Por: Elko Omar Vázquez Erosa
I
—Hijo, bájale a las tortillas: te estás poniendo gordo —dijo mi mamá y yo me enojé.
—¿Qué? ¿Gordo yo? ¿Pero qué te pasa, mamá?
—Bueno… llenito.
Eso no se podía quedar así. Ratón Malo echó un tarjetazo y se compró unas pesas enormes, dos equipos para hacer lagartijas, bicicleta y etcétera, artefactos que coincidían con mis libros de Nietzsche, con mis cigarros y demás parafernalia.
También me compré un complemento vitamínico hecho a base de leche y uno de cafeína que me tomaba todas las mañanas y que me tenía más loco que una cabra, tan loco que hasta hacía pesas.
Al mes comencé a ver los resultados: no tenía nada de panza, mis piernas (bueno, siempre he tenido unas piernas envidiables, como Bukowski) eran poderosas; pero los brazos: ¡Dios mío! Los brazos eran como nudos de cuerdas, nada de esas alitas de murciélago: otro rollo.
Cuando íbamos al súper yo tomaba del cuello de la botella dos galones de agua como si nada.
—¡Señor! ¡Cómo está fuerte! —decía Gabo, y eso que el bato está machín— yo me hubiera arrancado el brazo.
Me sentía invencible: levantaba piedras, cachos de fierro, y me lucía agarrando a las muchachas echándomelas al hombro, como si fuera un bandido de las Highlands y estuviera dispuesto a robármelas.
El caso es que se me volvió vicio: dale un poco de poder a un pelado como yo y estás envuelto en problemas.
El caso es que me fui de vacaciones a Temósachi, con los brazos cruzados y de manga corta, of course, luciendo los bíceps; mi primo me recibió en el pueblo y me dio un aventón al rancho El Refugio, nuestro pequeño castillo ancestral, y de tantas porquerías vitamínicas que me había tomado me metí al baño, dejando una estela letal. Al salir me topé a mi primo, quien me dijo:
—¡Cómo te tardaste, primo!
—No entres, primo, porque corres el peligro de convertirte en un zombi, en un musulmán o en una cosa todavía peor, tal es el grado de toxicidad que he dejado.
—¡Adio!
—Pues sí, fíjate.
—Tomaré mis precauciones —dijo Tito, pero un grito desgarrador me hizo saber que no habían sido suficientes.
II
Los siguientes días me dediqué a vagar por las inmediaciones del rancho y como había calor decidí darme un chapuzón en el arroyo, donde contemplaba las nubes y el vuelo de los pájaros; de pronto escuché el zumbido del motor de un tractor: era mi primo, acompañado de sus hijos y de unos peones, quienes se daban a la tarea de recoger pacas de alfalfa, que montaban en una carro jalado por el automotor agrícola.

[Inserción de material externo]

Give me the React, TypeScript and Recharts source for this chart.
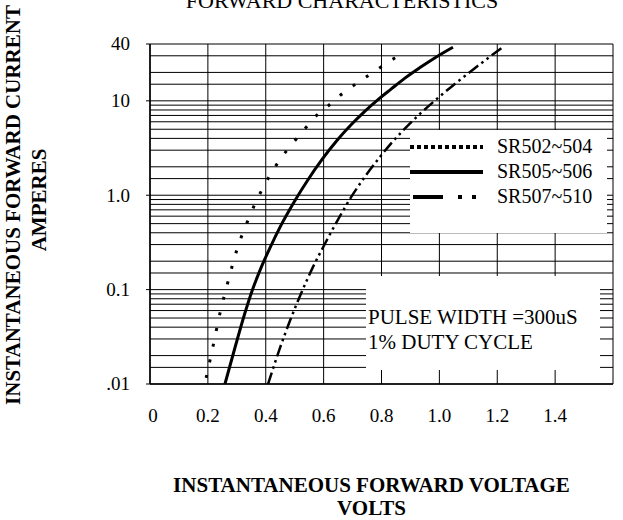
import React from 'react';
import { LineChart, Line, XAxis, YAxis, CartesianGrid, Legend, Label } from 'recharts';

const FONT = '"Liberation Serif", "Times New Roman", serif';

// forward voltage (V) / forward current (A)
const sr502Volts = [0.194, 0.218, 0.242, 0.27, 0.301, 0.342, 0.366, 0.39, 0.453, 0.491, 0.529, 0.57, 0.615, 0.663, 0.715, 0.767, 0.819, 0.874];
const sr502Amps = [0.0116, 0.0253, 0.0565, 0.123, 0.269, 0.574, 0.85, 1.19, 2.48, 3.49, 4.79, 6.74, 8.8, 11.8, 15.4, 19.7, 25.2, 32.1];

const sr505Volts = [0.259, 0.294, 0.328, 0.352, 0.38, 0.415, 0.449, 0.498, 0.546, 0.594, 0.646, 0.695, 0.743, 0.788, 0.833, 0.881, 0.933, 0.988, 1.047];
const sr505Amps = [0.01, 0.0245, 0.0565, 0.0957, 0.16, 0.279, 0.457, 0.848, 1.46, 2.38, 3.8, 5.57, 7.78, 10.3, 13.3, 17.4, 22.5, 29.0, 37.0];

const sr507Volts = [0.408, 0.446, 0.484, 0.522, 0.563, 0.605, 0.653, 0.701, 0.746, 0.795, 0.829, 0.878, 0.926, 0.985, 1.044, 1.13, 1.22];
const sr507Amps = [0.01, 0.0226, 0.047, 0.0908, 0.173, 0.308, 0.575, 1.02, 1.62, 2.55, 3.42, 4.97, 6.95, 10.1, 14.3, 23.1, 37.3];

const seriesNames = ['SR502~504', 'SR505~506', 'SR507~510'];

const xTicks = [0, 0.2, 0.4, 0.6, 0.8, 1.0, 1.2, 1.4, 1.6];
const xTickLabels = ['0', '0.2', '0.4', '0.6', '0.8', '1.0', '1.2', '1.4', ''];

const yGrid = [
  0.01, 0.015, 0.02, 0.03, 0.04, 0.05, 0.06, 0.07, 0.08, 0.09,
  0.1, 0.15, 0.2, 0.3, 0.4, 0.5, 0.6, 0.7, 0.8, 0.9,
  1, 1.5, 2, 3, 4, 5, 6, 7, 8, 9,
  10, 15, 20, 30, 40,
];
const yMajor = [0.01, 0.1, 1, 10, 40];
const yMajorLabels = ['.01', '0.1', '1.0', '10', '40'];

const zip = (volts: number[], amps: number[]) => volts.map((v, k) => ({ v, i: amps[k] }));
const sr502Data = zip(sr502Volts, sr502Amps);
const sr505Data = zip(sr505Volts, sr505Amps);
const sr507Data = zip(sr507Volts, sr507Amps);

const legendDash = ['4 3', undefined, '30 15 4 10 4 40'];

function YTick(props: any) {
  const { x, y, payload } = props;
  const k = yMajor.indexOf(payload.value);
  if (k < 0) return <g />;
  return (
    <g>
      <line x1={x + 4} x2={x + 8} y1={y} y2={y} stroke="#000" />
      <text x={x - 12} y={y} dy="0.34em" textAnchor="end" fontFamily={FONT} fontSize={19} fill="#000">
        {yMajorLabels[k]}
      </text>
    </g>
  );
}

function XTick(props: any) {
  const { x, y, payload } = props;
  const label = xTickLabels[xTicks.indexOf(payload.value)];
  if (!label) return <g />;
  return (
    <text x={payload.value === 0 ? x + 3 : x} y={y + 30} textAnchor="middle" fontFamily={FONT} fontSize={19} fill="#000">
      {label}
    </text>
  );
}

function XTitle(props: any) {
  const { viewBox } = props;
  const cx = viewBox.x + viewBox.width / 2 - 10;
  return (
    <g fontFamily={FONT} fontSize={21} fontWeight="bold" textAnchor="middle" fill="#000">
      <text x={cx} y={492}>INSTANTANEOUS FORWARD VOLTAGE</text>
      <text x={cx} y={515}>VOLTS</text>
    </g>
  );
}

function YTitle() {
  return (
    <g fontFamily={FONT} fontSize={21} fontWeight="bold" textAnchor="middle" fill="#000">
      <text x={20} y={205} transform="rotate(-90 20 205)">INSTANTANEOUS FORWARD CURRENT</text>
      <text x={46} y={200} transform="rotate(-90 46 200)">AMPERES</text>
    </g>
  );
}

function LegendBox() {
  return (
    <div style={{ width: 197, height: 103, background: '#fff', fontFamily: FONT, fontSize: 20, color: '#000', paddingTop: 4, boxSizing: 'border-box' }}>
      {seriesNames.map((name, k) => (
        <div key={name} style={{ display: 'flex', alignItems: 'center', height: 25 }}>
          <svg width={73} height={10} style={{ display: 'block' }}>
            <line x1={k === 2 ? 3 : 0} x2={73} y1={5} y2={5} stroke="#000" strokeWidth={4} strokeDasharray={legendDash[k]} />
          </svg>
          <span style={{ marginLeft: 14, lineHeight: '25px' }}>{name}</span>
        </div>
      ))}
    </div>
  );
}

export default function App() {
  return (
    <div style={{ position: 'absolute', left: 0, top: 0, width: 623, height: 520, background: '#fff' }}>
      <LineChart width={623} height={520} margin={{ top: 44, right: 10, bottom: 0, left: 0 }}>
        <CartesianGrid stroke="#000" strokeWidth={1} />
        <XAxis
          dataKey="v"
          type="number"
          domain={[0, 1.6]}
          ticks={xTicks}
          interval={0}
          height={136}
          tickLine={false}
          axisLine={{ stroke: '#000', strokeWidth: 1.5 }}
          tick={XTick}
          allowDataOverflow
        >
          <Label content={XTitle} />
        </XAxis>
        <YAxis
          scale="log"
          domain={[0.01, 40]}
          ticks={yGrid}
          interval={0}
          width={150}
          tickLine={false}
          axisLine={{ stroke: '#000', strokeWidth: 1.5 }}
          tick={YTick}
          allowDataOverflow
        >
          <Label content={YTitle} />
        </YAxis>
        <Legend
          layout="vertical"
          align="center"
          verticalAlign="middle"
          content={LegendBox}
          wrapperStyle={{ position: 'absolute', left: 410, top: 130, width: 197, height: 103 }}
        />
        <Line data={sr502Data} dataKey="i" name={seriesNames[0]} type="monotone" stroke="#000" strokeWidth={3} strokeDasharray="3 13" dot={false} isAnimationActive={false} />
        <Line data={sr505Data} dataKey="i" name={seriesNames[1]} type="monotone" stroke="#000" strokeWidth={3} dot={false} isAnimationActive={false} />
        <Line data={sr507Data} dataKey="i" name={seriesNames[2]} type="monotone" stroke="#000" strokeWidth={2.5} strokeDasharray="12 4 2.5 4 2.5 4" dot={false} isAnimationActive={false} />
      </LineChart>
      <svg width={623} height={20} style={{ position: 'absolute', left: 0, top: 0, pointerEvents: 'none' }}>
        <text x={342} y={8} textAnchor="middle" fontFamily={FONT} fontSize={22} fill="#000">FORWARD CHARACTERISTICS</text>
      </svg>
      <div style={{ position: 'absolute', left: 366, top: 276, width: 234, height: 94, background: '#fff', fontFamily: FONT, fontSize: 21, color: '#000', paddingTop: 29, paddingLeft: 2, boxSizing: 'border-box', lineHeight: '25px' }}>
        <div>PULSE WIDTH =300uS</div>
        <div>1% DUTY CYCLE</div>
      </div>
    </div>
  );
}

—¡Primo! —dijo Tito— Nos va a agarrar la lluvia y se me van a echar a perder todas las pacas de alfalfa: échanos una mano.
Salí del agua, metí mi libreta y mi pluma a la cabina del tractor y comencé a lanzar pacas al carro que era tirado por el tractor, donde los peones lo atrapaban y procedían a acomodarlo hasta alturas que me parecían inconcebibles.
Al principio me dije:
—Uf, mira esos flaquitos, con razón mi primo no termina de guardar toda la alfalfa —y en lo que ellos lanzaban una paca yo conseguía arrojar tres.
Los minutos se fueron volviendo pesados y yo no veía la hora en que dijeran que ya habíamos terminado; cuando el carro estuvo lleno conseguí treparme hasta la cima de esa bamboleante montaña de alfalfa, donde los peones bailaban al ritmo de los vaivenes del camino para no caer al suelo, así que hice lo mismo; pero temía caer empalado en los cercos de palos torcidos y alambre de púas.
Llegamos a la bodega del rancho y descargamos la alfalfa: yo estaba agotado; pero no quería reconocerlo, y todavía faltaban como diez viajes.
Resistí otro viaje y al tercero decidí hundirme en el arroyo para que mis músculos doloridos descansaran un poco y para que no me fuera a dar un ataque de fiebre: yo los escuchaba trajinar, como entre sueños.
Lo malo es que comenzó a meterse el sol y todavía no terminaban: el agua se puso helada y salí del arroyo, algo reanimado. El cielo comenzó a lanzar algunas gotitas de agua y mi primo estaba desesperado y los peones ya se habían ido así que, merced a un esfuerzo sobrehumano conseguí echarle una mano para el último viaje, que hicimos en la oscuridad.
No sé cómo logramos resguardar esas pacas de alfalfa; pero decidí que mi breve carrera de fisicoculturista y granjero había terminado: eso es todo.